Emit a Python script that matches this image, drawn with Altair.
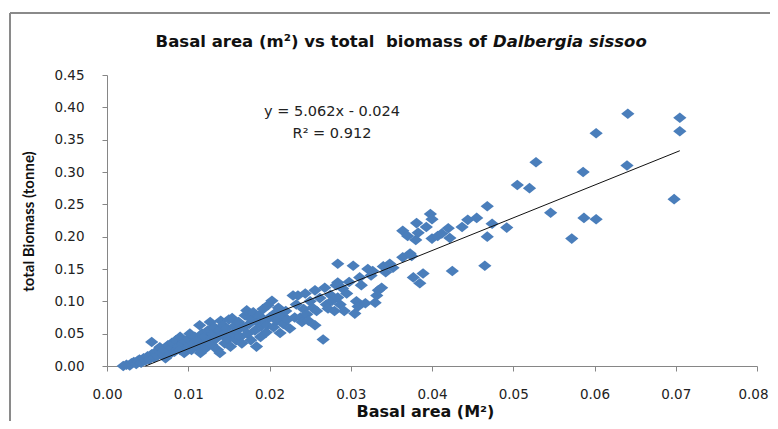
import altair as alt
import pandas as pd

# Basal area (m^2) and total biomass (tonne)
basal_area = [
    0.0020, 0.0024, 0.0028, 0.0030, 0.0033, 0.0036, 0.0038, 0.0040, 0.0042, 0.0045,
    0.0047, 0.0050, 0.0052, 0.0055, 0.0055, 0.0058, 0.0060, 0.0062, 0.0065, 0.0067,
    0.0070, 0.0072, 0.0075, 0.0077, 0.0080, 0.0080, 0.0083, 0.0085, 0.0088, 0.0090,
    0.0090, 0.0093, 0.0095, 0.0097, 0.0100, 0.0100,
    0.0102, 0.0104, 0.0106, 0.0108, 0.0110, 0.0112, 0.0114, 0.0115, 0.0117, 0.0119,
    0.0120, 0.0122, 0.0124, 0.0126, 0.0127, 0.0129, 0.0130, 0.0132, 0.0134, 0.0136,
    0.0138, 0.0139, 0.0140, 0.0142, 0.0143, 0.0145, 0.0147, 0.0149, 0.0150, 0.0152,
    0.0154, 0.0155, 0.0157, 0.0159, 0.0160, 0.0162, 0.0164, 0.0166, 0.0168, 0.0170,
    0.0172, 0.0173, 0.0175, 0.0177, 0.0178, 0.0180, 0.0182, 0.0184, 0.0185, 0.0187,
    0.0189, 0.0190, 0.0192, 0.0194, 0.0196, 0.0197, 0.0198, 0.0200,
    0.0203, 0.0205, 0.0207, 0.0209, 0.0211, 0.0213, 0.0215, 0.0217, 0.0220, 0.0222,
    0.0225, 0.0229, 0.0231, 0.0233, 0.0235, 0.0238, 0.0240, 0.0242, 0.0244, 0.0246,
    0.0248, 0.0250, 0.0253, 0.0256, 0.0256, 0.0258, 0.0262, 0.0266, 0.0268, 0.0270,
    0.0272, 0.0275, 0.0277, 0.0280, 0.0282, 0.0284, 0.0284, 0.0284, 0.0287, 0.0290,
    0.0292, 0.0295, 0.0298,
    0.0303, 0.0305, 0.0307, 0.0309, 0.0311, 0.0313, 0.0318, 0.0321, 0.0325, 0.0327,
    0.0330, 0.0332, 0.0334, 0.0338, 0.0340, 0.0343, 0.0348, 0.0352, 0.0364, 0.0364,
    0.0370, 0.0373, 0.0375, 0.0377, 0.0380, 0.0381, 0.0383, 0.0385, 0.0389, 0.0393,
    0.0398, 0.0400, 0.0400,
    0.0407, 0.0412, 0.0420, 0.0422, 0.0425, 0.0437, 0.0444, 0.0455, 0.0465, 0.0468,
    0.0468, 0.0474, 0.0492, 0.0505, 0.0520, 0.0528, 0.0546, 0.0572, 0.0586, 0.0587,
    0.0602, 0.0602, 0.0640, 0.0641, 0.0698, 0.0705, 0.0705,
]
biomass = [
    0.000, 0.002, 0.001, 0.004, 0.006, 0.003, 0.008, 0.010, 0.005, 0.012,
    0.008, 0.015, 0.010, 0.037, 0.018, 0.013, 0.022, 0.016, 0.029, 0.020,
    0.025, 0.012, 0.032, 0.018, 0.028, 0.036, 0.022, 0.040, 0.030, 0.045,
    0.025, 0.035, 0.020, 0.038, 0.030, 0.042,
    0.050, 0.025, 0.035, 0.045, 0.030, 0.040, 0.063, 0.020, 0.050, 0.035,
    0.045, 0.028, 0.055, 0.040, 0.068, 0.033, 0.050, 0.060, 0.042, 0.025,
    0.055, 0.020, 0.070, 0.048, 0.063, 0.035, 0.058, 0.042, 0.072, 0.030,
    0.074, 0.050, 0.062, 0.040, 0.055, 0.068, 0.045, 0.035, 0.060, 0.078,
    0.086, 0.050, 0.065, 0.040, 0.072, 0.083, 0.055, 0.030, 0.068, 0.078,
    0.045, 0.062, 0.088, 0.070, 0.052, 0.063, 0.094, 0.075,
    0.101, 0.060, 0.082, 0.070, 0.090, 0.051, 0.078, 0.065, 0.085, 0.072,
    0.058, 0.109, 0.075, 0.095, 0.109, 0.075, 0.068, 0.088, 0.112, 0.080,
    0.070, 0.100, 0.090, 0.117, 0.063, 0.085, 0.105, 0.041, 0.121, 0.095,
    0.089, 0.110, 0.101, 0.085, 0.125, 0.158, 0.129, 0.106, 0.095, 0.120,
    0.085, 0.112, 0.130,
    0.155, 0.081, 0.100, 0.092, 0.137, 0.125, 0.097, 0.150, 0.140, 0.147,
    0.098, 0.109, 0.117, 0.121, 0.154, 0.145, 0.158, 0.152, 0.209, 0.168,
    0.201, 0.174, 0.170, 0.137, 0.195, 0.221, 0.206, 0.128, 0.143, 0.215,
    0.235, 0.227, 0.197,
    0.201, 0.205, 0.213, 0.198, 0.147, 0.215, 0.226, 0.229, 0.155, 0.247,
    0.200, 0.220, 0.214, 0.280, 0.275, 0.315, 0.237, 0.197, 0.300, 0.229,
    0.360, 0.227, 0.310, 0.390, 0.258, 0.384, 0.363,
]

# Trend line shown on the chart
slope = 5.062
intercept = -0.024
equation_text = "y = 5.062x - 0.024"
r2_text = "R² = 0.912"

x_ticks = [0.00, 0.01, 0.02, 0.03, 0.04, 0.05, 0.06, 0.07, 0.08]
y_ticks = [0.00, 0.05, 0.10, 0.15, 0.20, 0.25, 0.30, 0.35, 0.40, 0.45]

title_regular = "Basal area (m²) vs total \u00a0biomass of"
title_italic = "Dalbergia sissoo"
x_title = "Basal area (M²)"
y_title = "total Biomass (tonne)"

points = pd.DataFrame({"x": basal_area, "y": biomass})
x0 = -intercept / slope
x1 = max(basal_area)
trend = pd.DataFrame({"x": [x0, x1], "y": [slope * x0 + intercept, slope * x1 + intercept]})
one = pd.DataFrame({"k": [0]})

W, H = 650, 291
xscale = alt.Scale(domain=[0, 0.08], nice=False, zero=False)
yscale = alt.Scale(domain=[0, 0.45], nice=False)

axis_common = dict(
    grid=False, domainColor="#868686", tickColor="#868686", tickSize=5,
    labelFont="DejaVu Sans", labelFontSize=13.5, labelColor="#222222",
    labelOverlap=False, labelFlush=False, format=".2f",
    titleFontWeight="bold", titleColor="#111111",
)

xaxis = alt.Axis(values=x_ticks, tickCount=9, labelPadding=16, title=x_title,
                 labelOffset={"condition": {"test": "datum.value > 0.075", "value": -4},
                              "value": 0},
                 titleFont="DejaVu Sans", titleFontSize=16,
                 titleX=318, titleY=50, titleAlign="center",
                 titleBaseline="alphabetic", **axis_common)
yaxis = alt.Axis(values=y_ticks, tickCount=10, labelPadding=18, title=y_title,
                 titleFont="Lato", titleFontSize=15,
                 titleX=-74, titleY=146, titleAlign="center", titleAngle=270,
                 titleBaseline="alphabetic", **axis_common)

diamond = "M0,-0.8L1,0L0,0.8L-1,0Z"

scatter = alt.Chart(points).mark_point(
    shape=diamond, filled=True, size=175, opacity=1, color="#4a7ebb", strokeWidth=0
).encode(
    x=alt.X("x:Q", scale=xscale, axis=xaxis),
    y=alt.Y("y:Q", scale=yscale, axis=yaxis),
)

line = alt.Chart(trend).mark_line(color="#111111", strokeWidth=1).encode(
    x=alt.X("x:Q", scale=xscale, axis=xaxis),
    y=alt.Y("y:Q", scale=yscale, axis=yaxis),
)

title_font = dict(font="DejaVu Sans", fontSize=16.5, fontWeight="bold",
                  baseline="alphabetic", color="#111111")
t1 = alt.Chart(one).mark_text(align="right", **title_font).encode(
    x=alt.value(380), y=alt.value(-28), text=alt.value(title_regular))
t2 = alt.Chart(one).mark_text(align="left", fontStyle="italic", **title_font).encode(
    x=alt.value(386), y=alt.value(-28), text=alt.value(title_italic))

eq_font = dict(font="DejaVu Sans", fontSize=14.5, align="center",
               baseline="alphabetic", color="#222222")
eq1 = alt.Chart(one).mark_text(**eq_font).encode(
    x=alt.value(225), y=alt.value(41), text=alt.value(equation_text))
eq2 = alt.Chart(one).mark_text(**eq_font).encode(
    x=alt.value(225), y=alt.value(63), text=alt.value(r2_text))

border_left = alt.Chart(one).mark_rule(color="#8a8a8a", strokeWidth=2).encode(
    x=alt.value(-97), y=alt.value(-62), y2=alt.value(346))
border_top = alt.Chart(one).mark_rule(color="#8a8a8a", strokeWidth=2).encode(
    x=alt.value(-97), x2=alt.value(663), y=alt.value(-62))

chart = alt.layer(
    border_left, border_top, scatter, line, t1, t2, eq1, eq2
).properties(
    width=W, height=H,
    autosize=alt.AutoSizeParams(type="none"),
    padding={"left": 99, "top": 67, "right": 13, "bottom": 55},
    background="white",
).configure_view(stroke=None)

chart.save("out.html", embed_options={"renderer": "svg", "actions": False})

****

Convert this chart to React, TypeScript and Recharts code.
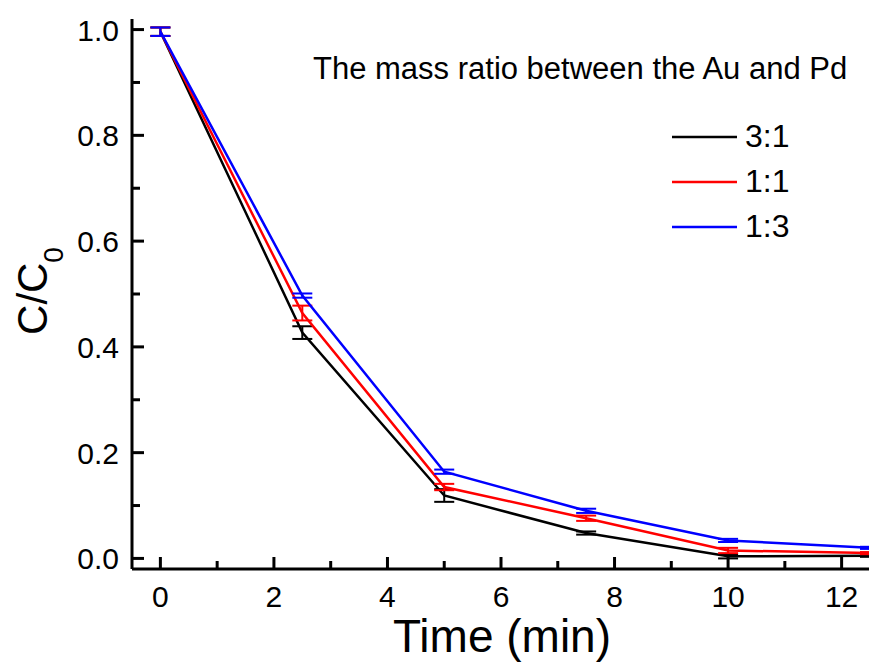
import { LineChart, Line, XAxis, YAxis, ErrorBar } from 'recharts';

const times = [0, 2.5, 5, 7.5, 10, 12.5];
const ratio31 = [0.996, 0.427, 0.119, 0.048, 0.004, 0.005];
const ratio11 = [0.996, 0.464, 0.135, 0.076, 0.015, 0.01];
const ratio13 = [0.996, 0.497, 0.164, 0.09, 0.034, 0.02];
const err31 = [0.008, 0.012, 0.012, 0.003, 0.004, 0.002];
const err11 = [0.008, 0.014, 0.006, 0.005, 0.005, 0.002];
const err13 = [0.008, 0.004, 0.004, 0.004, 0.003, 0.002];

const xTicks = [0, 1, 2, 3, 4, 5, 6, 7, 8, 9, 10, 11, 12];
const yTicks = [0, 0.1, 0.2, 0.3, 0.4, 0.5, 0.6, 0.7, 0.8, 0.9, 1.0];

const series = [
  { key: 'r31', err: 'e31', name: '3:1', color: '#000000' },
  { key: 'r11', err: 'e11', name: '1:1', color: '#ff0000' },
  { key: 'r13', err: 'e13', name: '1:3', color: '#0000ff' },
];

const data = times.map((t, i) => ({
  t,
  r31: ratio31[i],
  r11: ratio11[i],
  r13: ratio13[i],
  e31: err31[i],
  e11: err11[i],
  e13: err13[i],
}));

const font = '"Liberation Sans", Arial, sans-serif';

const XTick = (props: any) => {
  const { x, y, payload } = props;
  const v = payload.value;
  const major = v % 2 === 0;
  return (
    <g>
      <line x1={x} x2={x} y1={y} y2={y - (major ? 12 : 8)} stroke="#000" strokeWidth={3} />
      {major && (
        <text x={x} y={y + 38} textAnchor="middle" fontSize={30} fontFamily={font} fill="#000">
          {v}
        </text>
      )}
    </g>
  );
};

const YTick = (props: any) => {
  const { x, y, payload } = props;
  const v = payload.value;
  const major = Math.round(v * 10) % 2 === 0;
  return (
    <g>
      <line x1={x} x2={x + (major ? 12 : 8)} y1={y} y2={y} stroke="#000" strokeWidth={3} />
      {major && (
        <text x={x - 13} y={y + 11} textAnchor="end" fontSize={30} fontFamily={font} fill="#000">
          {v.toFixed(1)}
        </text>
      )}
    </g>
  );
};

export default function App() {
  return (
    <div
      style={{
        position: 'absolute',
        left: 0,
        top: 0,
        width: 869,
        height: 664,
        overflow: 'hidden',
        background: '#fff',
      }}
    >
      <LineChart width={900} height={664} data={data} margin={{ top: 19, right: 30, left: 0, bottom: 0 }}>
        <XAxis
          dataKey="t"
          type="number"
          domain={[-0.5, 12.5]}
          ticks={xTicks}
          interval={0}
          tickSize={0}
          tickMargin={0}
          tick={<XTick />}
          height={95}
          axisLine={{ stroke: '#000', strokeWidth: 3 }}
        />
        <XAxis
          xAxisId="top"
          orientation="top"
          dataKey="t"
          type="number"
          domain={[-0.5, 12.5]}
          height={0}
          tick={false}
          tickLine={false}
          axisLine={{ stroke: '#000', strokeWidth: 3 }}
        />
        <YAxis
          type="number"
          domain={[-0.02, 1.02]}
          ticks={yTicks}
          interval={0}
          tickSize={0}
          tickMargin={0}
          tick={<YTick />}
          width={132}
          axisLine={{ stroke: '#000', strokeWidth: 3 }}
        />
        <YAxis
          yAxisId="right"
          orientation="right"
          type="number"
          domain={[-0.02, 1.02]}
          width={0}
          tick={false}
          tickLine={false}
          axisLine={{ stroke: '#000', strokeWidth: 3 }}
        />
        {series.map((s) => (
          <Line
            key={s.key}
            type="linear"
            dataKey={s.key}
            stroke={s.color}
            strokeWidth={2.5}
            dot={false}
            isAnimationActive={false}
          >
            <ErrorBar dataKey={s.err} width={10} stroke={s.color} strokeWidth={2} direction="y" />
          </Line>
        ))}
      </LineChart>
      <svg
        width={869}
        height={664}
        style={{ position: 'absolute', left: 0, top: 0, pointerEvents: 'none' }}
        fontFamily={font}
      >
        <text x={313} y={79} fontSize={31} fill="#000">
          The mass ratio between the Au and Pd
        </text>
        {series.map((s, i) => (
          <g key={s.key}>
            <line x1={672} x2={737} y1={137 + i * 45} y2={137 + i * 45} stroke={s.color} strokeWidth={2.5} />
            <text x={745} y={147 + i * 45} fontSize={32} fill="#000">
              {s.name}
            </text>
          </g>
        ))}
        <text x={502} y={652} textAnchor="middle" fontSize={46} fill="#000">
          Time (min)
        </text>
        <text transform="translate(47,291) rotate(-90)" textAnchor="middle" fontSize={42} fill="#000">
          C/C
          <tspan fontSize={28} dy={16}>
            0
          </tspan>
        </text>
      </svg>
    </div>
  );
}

****

Written problem
Copy each line of the preceding data that contains the string "this".

Finished task
Emit a Python script that matches this image, drawn with Altair.
Convert this chart to React, TypeScript and Recharts code.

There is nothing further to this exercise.